L'opale del profilo si stemperava in una progressione di teneri: il
verde, fuso col roseo, s'attenuava nel niveo, riappariva a contorno
del viola ...
"Ora si sorpassa Plane", disse il Barone, accennando al
verde che riappariva nella conca di Tricase...
La costa, rifattasi impervia, risaliva fino alla Serra del Mito, mostrando
i ruderi di un calogerato: "Anche le città. . . Eran tante
e grandi! Ora, invece!. . ." Scrollò le spalle, poi volse
lo sguardo più innanzi e additando: "Anche quella lassù,
quale destino!"
La roccia arsa risaliva con calvi mammellamenti fra due zone d'ossame
ciottoloso. A destra, su di un poggio, pochi abituri s'appollaiavano
entro una cinta di fortificazioni in rovina.
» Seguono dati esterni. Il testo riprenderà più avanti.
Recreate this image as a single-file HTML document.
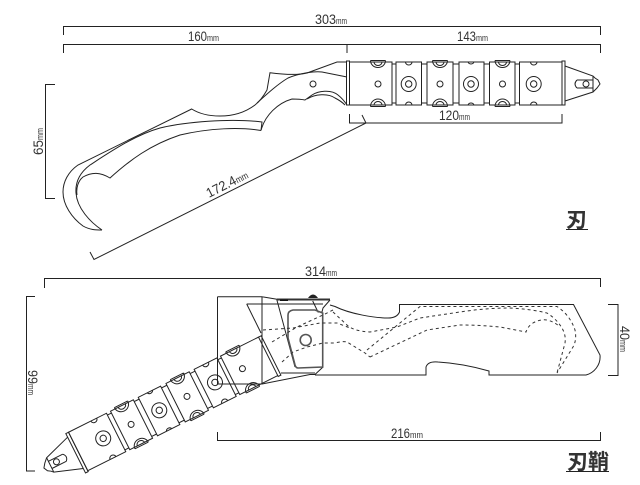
<!DOCTYPE html>
<html>
<head>
<meta charset="utf-8">
<style>
html,body{margin:0;padding:0;background:#fff}
svg{display:block}
text{font-family:"Liberation Sans","Noto Sans CJK JP",sans-serif;fill:#333;font-size:13.5px}
.m{font-size:9.5px}
.l{fill:none;stroke:#222;stroke-width:1}
.g{fill:none;stroke:#555;stroke-width:1.6}
.d{fill:none;stroke:#333;stroke-width:1;stroke-dasharray:3 3}
</style>
</head>
<body>
<svg width="640" height="485" viewBox="0 0 640 485" xmlns="http://www.w3.org/2000/svg">
<defs>
<g id="h" class="l">
  <path d="M346.5,61V105H349.5V61ZM562,61V105H565V61Z"/>
  <path d="M349.5,62H392V105H349.5M392,64H396M392,103H396M396,62H421.5V105H396ZM421.5,64H427M421.5,103H427M427,62H453V105H427ZM453,64H459M453,103H459M459,62H484V105H459ZM484,64H489.5M484,103H489.5M489.5,62H515V105H489.5ZM515,64H519.5M515,103H519.5M519.5,62H562V105H519.5Z"/>
  <circle cx="378" cy="84" r="3"/><circle cx="440" cy="84" r="3"/><circle cx="502.5" cy="84" r="3"/>
  <circle cx="408.7" cy="84" r="7.5"/><circle cx="408.7" cy="84" r="3.2"/>
  <circle cx="471" cy="84" r="7.5"/><circle cx="471" cy="84" r="3.2"/>
  <circle cx="533.7" cy="84" r="7.5"/><circle cx="533.7" cy="84" r="3.2"/>
  <path d="M370.5,60.5H385.5M370.5,60.5A7.5,7,0,0,0,385.5,60.5M374,62A4,3.5,0,0,0,382,62M370.5,106.5H385.5M370.5,106.5A7.5,7.5,0,0,1,385.5,106.5M374,105A4,3.5,0,0,1,382,105"/>
  <path d="M432.5,60.5H447.5M432.5,60.5A7.5,7,0,0,0,447.5,60.5M436,62A4,3.5,0,0,0,444,62M432.5,106.5H447.5M432.5,106.5A7.5,7.5,0,0,1,447.5,106.5M436,105A4,3.5,0,0,1,444,105"/>
  <path d="M495,60.5H510M495,60.5A7.5,7,0,0,0,510,60.5M498.5,62A4,3.5,0,0,0,506.5,62M495,106.5H510M495,106.5A7.5,7.5,0,0,1,510,106.5M498.5,105A4,3.5,0,0,1,506.5,105"/>
  <path d="M405.5,62A3.2,3,0,0,0,412,62M405.5,105A3.2,3,0,0,1,412,105M468,62A3.2,3,0,0,0,474,62M468,105A3.2,3,0,0,1,474,105M530.5,62A3.2,3,0,0,0,537,62M530.5,105A3.2,3,0,0,1,537,105"/>
  <path d="M565,66L593,76L595,78L598,80L600,84L597,88L593,92L565,101"/>
  <path d="M593,76V92M577,80H593M577,88H593M577,80Q573,84 577,88"/>
  <circle cx="586" cy="84" r="3"/>
</g>
</defs>

<rect width="640" height="485" fill="#fff"/>

<!-- top dimensions -->
<path class="l" d="M63.5,35V26.5H600.5V35M63.5,53V44.5H600.5V53M347,44.5V53"/>
<path class="l" d="M55,84.5H45.5V198.5H55"/>
<path class="l" d="M90,252L94,259.5L366,123L362,115"/>
<path class="l" d="M349.5,114V123H562V114"/>
<text x="315" y="24" textLength="21" lengthAdjust="spacingAndGlyphs">303</text>
<text x="336" y="24" class="m" textLength="11" lengthAdjust="spacingAndGlyphs">mm</text>
<text x="188" y="41" textLength="19" lengthAdjust="spacingAndGlyphs">160</text>
<text x="207" y="41" class="m" textLength="12" lengthAdjust="spacingAndGlyphs">mm</text>
<text x="457" y="41" textLength="19" lengthAdjust="spacingAndGlyphs">143</text>
<text x="476" y="41" class="m" textLength="12" lengthAdjust="spacingAndGlyphs">mm</text>
<text x="439" y="120" textLength="20" lengthAdjust="spacingAndGlyphs">120</text>
<text x="459" y="120" class="m" textLength="11" lengthAdjust="spacingAndGlyphs">mm</text>
<g transform="translate(43,155) rotate(-90)"><text x="0" y="0" textLength="15" lengthAdjust="spacingAndGlyphs">65</text><text x="15" y="0" class="m" textLength="12" lengthAdjust="spacingAndGlyphs">mm</text></g>
<g transform="translate(209,198) rotate(-27)"><text x="0" y="0" textLength="32" lengthAdjust="spacingAndGlyphs">172.4</text><text x="32" y="0" class="m" textLength="13" lengthAdjust="spacingAndGlyphs">mm</text></g>

<!-- blade -->
<path class="l" d="M347,62H337L307,73Q295,76 270,72.7L267,90C263,97 259,102 255,105C247,111 235,116 220,116C208,116 198,113 191.7,109L78,165C68,172 63,182 63,192C63,205 72,218 83,226C90,230 96,230 102,230"/>
<path class="l" d="M102,230C90,222 77,208 76,193C75,180 82,171 90,165C110,152 135,135 160,128C185,122 230,118 262,122L261,130.5"/>
<path class="l" d="M261,130.5C240,127 210,128 180,135C150,145 130,160 110,178C100,172 92,172 83,177C78,181 76,188 77,195"/>
<path class="l" d="M261,130.5C265,115 278,103 292,99Q300,99 305,100L312,95C318,91 331,89 338,95Q343,99 347,105"/>
<path class="l" d="M307,99C315,94 328,93 335,98Q341,101 345,105"/>
<path class="l" d="M257,103C268,93 278,84 288,78C300,73 315,71 322,72L347,77"/>
<circle class="l" cx="313" cy="84" r="3"/>
<use href="#h"/>

<!-- label 1 -->
<text x="566" y="227" style="font-size:21px;font-weight:700;font-family:'Noto Sans CJK JP',sans-serif">刃</text>
<path d="M566,229.5H588" stroke="#222" stroke-width="1" fill="none"/>

<!-- bottom dimensions -->
<path class="l" d="M44.5,288V278.5H600.5V287"/>
<path class="l" d="M35,296.5H26.5V471H35"/>
<path class="l" d="M217.5,432V440.5H600.5V432"/>
<path class="l" d="M608,304.5H618V375.5H608"/>
<text x="305" y="276" textLength="21" lengthAdjust="spacingAndGlyphs">314</text>
<text x="326" y="276" class="m" textLength="11" lengthAdjust="spacingAndGlyphs">mm</text>
<text x="391" y="438" textLength="19" lengthAdjust="spacingAndGlyphs">216</text>
<text x="410" y="438" class="m" textLength="13" lengthAdjust="spacingAndGlyphs">mm</text>
<g transform="translate(28,370) rotate(90)"><text x="0" y="0" textLength="14" lengthAdjust="spacingAndGlyphs">99</text><text x="14" y="0" class="m" textLength="11" lengthAdjust="spacingAndGlyphs">mm</text></g>
<g transform="translate(620,326) rotate(90)"><text x="0" y="0" textLength="14" lengthAdjust="spacingAndGlyphs">40</text><text x="14" y="0" class="m" textLength="12" lengthAdjust="spacingAndGlyphs">mm</text></g>

<!-- sheath -->
<path class="l" d="M315,375H426V367Q428,361 438,362C455,363 475,367 489,371V375H586C594,373 601,365 600,355L573.5,304.5H399.5V312Q397,318 388,318C375,318 350,314 335,306.5L330,305"/>
<path class="l" d="M217.5,296.7V384H262V296.7H217.5M262,296.7L277,299.3M246.7,304H323M246.7,304L261,333M262,384L310,374.5H315L323,367M276.7,299.3L295,367M281,373H315"/>
<path d="M277,298.5H330V300.5H277Z" fill="#333"/>
<path d="M280,299.5H288V301H280Z" fill="#111"/>
<path d="M308,298Q313,291 318,298Z" fill="#222"/>
<path class="l" d="M312.7,301L318,312H322L323,308L330,300"/>
<path class="g" d="M293,310H315L322.7,313V367L298,368Q296,368 295,365L288,338V315Q288,311 293,310Z"/>
<circle class="g" cx="305.7" cy="340" r="5.5"/>

<!-- dashed -->
<path class="d" d="M263,330L293,328L320,323H337L350,328"/>
<path class="d" d="M272,342L297,327L323,315L333,310"/>
<path class="d" d="M282,362L293,352L307,347L323,343H335Q342,341 347,342L365,353L370,357"/>
<path class="d" d="M367,350L420,306.5H557Q570,315 575,330Q577,340 573,347L557,373"/>
<path class="d" d="M333,312L347,325Q353,331 370,332L397,327L420,318L460,312Q485,308 510,308Q530,309 547,313Q558,320 563,330Q566,336 565,343L557,373"/>
<path class="d" d="M370,357L427,330L460,325Q480,325 500,327L526,332Q528,326 533,323Q540,319 547,320Q555,322 560,327"/>

<use href="#h" transform="translate(269.7,355) rotate(153.4) translate(-347.5,-84)"/>

<!-- label 2 -->
<text x="567" y="469" style="font-size:21px;font-weight:700;font-family:'Noto Sans CJK JP',sans-serif">刃鞘</text>
<path d="M566,471.5H609" stroke="#222" stroke-width="1" fill="none"/>
</svg>
</body>
</html>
"Castro! .. . Rocca di Roma! . . ." disse. Poi aggiunse
piamente: "E di Cristo! Ecco che ne resta: ossai! E questa pena
che ci prende, senza una speranza che queste cose abbiano mai più
a risorgere! . . ."
La grotta della Palombara, misterioso labirinto. Le Romanelle, un
porto in miniatura. Lassù c'era una sentinella fedele che crollava
restando al suo posto: la torre di Miggiano! Le polle d'acqua delle
Striare s'inseguivano fin nel mare al largo ... Venne una ventata
calda di zolfo . . . Santa Cesarea! A Porto Badisco la vela tornò
ad afflosciarsi. Dopo, Sant'Emiliano, "Ecco la torre del Serpe.
Di là c'è Otranto!" "Siamo salvi!" ...
"... Noi del Capo", egli diceva, "tutti una razza:
i Salentini". Animava così in larve il rapsodico della
sua cultura: archeologia, Bibbia, miti, ilozoismi che potevan coesistere
perché composti in immagini: 'T Signore, per dar forma all'anima
salentina, scelse la pietra. Dalla roccia veniamo e vi torniamo".
Indicava a prova le brecce ossifere di cui era cosparso il suolo.
Poi la sua natura entusiastica sconfinava nel simbolismo: "Pietra
siamo, pietra viva che resiste all'acciaio, ma, quando I' hai segnata,
conserva eterna l'impronta della tua passione. Se la percuoti, sprizza
scintille, si scheggia, taglia; arsa, si la calce candida, impasta,
lega. E' cote che ti logora, e t'affina. Limitare sacro della tua
casa, macina il tuo pane quotidiano ... E' tavola d'altare. Il rovaio
la fende, perché sua matrice è il sole!"